Publication information
- Publisher: Fox Feature Syndicate
- First appearance: (As Electro): Science Comics #1 (February 1940) (As Dynamo): Science Comics #2 (March 1940)
- Created by: Robert Webb

In-story information
- Alter ego: Jim Andrews
- Notable aliases: Electro
- Abilities: Flight Force field generation Ability to generate, project, channel and absorb electricity

= Dynamo (Fox Feature Syndicate) =

Fox Feature Syndicate superhero

Dynamo is a superhero who appeared in comic books published by Fox Feature Syndicate during the Golden Age of comics. The character first appeared under the name Electro in Science Comics #1 (February 1940). He was renamed and debuted as Dynamo in Science Comics #2 (March 1940). The name change was likely made to avoid a conflict with an earlier character named Electro who appeared in publications by Timely Comics.

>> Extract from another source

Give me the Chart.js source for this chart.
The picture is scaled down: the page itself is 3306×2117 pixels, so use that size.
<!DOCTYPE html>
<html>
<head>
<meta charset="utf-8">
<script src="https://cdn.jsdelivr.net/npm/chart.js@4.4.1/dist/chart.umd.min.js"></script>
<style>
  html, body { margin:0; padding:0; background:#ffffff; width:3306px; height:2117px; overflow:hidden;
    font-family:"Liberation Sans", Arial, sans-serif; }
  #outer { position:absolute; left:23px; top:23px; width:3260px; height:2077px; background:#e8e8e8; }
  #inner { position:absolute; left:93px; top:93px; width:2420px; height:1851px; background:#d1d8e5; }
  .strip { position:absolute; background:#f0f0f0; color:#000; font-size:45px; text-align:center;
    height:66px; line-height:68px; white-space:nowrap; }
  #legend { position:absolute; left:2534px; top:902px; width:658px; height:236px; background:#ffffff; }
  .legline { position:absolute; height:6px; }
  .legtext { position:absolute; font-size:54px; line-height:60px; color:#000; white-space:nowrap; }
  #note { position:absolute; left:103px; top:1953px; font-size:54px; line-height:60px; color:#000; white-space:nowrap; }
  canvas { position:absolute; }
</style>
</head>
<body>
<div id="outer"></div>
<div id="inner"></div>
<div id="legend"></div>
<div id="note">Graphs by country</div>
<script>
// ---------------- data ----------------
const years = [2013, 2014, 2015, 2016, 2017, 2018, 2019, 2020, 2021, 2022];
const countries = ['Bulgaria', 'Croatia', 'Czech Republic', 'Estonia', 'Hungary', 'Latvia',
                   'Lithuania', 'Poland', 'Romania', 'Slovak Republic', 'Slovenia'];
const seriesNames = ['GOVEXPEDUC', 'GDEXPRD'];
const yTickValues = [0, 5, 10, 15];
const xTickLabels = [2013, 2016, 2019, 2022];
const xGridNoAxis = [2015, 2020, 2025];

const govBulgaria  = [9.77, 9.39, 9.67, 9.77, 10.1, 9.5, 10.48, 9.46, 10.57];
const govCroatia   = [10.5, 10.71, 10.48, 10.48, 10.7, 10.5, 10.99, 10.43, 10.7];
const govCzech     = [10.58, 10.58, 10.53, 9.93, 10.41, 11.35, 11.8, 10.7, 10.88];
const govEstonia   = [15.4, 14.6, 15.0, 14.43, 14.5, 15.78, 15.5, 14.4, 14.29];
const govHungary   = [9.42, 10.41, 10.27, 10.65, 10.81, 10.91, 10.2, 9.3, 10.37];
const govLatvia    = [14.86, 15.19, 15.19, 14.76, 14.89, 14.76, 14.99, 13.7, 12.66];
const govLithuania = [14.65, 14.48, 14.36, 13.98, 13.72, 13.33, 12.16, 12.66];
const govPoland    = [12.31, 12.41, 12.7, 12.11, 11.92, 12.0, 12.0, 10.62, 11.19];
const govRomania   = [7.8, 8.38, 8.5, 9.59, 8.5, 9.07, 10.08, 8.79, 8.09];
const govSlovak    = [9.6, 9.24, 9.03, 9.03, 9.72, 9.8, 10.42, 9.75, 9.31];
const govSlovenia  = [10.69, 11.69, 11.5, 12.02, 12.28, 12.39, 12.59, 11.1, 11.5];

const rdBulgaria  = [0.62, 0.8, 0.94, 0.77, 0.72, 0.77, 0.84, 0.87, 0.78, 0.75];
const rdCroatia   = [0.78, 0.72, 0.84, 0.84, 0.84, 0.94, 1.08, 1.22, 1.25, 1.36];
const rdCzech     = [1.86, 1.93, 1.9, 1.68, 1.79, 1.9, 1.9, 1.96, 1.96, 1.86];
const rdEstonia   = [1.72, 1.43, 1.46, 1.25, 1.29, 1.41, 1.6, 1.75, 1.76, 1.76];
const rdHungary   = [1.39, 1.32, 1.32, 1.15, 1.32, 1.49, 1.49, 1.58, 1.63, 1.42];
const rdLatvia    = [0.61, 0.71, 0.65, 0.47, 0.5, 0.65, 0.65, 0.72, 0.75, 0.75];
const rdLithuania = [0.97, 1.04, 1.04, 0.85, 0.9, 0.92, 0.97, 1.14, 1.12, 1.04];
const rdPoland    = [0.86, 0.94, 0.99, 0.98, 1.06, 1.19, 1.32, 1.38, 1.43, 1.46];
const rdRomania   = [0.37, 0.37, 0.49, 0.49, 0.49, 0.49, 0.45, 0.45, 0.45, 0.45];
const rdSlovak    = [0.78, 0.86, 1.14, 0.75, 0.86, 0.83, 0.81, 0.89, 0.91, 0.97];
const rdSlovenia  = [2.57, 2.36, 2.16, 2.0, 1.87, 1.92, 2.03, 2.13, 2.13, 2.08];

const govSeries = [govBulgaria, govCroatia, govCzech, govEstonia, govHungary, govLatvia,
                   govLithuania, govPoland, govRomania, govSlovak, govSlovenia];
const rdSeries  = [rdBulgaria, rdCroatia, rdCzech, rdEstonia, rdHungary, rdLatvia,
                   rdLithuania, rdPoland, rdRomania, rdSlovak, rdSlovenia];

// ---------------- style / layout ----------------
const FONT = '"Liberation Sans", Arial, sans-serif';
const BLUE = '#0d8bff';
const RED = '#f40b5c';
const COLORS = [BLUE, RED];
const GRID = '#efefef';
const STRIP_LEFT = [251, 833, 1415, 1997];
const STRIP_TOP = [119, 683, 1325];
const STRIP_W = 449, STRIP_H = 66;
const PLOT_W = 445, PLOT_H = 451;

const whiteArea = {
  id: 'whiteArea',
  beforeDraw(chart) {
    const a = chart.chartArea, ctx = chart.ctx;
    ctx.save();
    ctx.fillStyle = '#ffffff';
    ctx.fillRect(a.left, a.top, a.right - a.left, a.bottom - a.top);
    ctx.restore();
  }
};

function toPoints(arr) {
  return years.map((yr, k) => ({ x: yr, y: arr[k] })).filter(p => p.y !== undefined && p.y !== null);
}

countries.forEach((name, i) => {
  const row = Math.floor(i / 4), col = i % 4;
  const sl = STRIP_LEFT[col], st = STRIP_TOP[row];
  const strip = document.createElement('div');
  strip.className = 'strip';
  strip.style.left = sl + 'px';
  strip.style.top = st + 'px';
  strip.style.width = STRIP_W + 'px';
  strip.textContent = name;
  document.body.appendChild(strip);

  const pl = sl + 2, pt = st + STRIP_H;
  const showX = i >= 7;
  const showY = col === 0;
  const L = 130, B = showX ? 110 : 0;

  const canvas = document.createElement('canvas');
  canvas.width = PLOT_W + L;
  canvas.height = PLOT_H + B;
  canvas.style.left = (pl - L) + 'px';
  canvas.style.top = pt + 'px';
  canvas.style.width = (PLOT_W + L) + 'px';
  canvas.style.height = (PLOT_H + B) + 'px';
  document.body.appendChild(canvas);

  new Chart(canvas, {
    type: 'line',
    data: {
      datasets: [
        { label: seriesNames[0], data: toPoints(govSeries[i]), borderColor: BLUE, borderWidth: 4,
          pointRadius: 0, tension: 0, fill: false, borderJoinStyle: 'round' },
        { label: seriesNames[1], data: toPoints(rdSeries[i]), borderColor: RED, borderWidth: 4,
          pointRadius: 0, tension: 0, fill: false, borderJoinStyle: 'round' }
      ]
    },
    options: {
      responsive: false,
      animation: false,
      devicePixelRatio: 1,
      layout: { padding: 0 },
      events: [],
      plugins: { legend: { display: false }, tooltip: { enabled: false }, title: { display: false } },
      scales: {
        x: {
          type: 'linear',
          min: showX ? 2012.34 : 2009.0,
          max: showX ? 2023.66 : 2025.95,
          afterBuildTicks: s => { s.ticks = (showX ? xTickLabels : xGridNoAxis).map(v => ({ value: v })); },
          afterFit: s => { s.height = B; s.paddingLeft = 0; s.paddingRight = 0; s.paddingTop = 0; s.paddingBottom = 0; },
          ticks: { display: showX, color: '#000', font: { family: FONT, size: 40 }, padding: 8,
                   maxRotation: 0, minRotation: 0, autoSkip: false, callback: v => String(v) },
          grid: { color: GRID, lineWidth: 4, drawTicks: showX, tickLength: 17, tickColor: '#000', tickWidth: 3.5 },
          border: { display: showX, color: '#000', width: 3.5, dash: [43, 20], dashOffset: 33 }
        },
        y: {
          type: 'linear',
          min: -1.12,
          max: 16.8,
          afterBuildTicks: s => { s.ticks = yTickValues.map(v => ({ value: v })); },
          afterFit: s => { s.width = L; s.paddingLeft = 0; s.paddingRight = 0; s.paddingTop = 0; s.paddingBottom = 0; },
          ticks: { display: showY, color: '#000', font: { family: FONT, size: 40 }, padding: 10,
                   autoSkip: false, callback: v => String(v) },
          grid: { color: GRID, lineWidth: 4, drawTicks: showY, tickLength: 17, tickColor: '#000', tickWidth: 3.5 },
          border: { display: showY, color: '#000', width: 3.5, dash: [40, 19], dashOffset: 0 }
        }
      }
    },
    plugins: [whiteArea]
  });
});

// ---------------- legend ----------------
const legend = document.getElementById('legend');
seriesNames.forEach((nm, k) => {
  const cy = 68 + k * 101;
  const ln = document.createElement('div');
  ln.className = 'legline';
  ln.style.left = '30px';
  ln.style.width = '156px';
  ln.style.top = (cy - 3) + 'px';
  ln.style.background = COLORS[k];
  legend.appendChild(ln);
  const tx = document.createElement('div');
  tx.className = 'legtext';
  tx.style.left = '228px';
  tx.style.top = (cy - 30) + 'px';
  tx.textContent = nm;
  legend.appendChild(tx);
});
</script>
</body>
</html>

==Fictional character biography==
Jim Andrews is a young research scientist who is caught between two giant electrodes while conducting an experiment. He finds that the accident has given him the power to control electricity, which he can use to create force fields, shoot bolts of electricity from his hands, or fly through the air. If he uses his powers for too long, he can recharge by holding onto an electrical source. Deciding to call himself Electro, Jim puts on a helmet and cape to fight crime. He later changes his name to Dynamo, which he uses for the rest of his career.

According to Jess Nevins' Encyclopedia of Golden Age Superheroes, Dynamo "fights the Genius, Stark's Super Science Spies, saboteurs, the Invention Destroyers, and the Crime Dealers".

Dynamo was a regular feature in Fox's Science Comics and Weird Comics, occasionally as the lead feature. His last appearance was in Weird Comics #19 (November 1941).

==Powers and abilities==
Dynamo/Electro has the ability to control electricity. He can send electricity out from his hands, create bullet-repelling force fields, and fly. His source of electricity can be depleted by overuse, but he is able to recharge by holding onto a new source of electricity.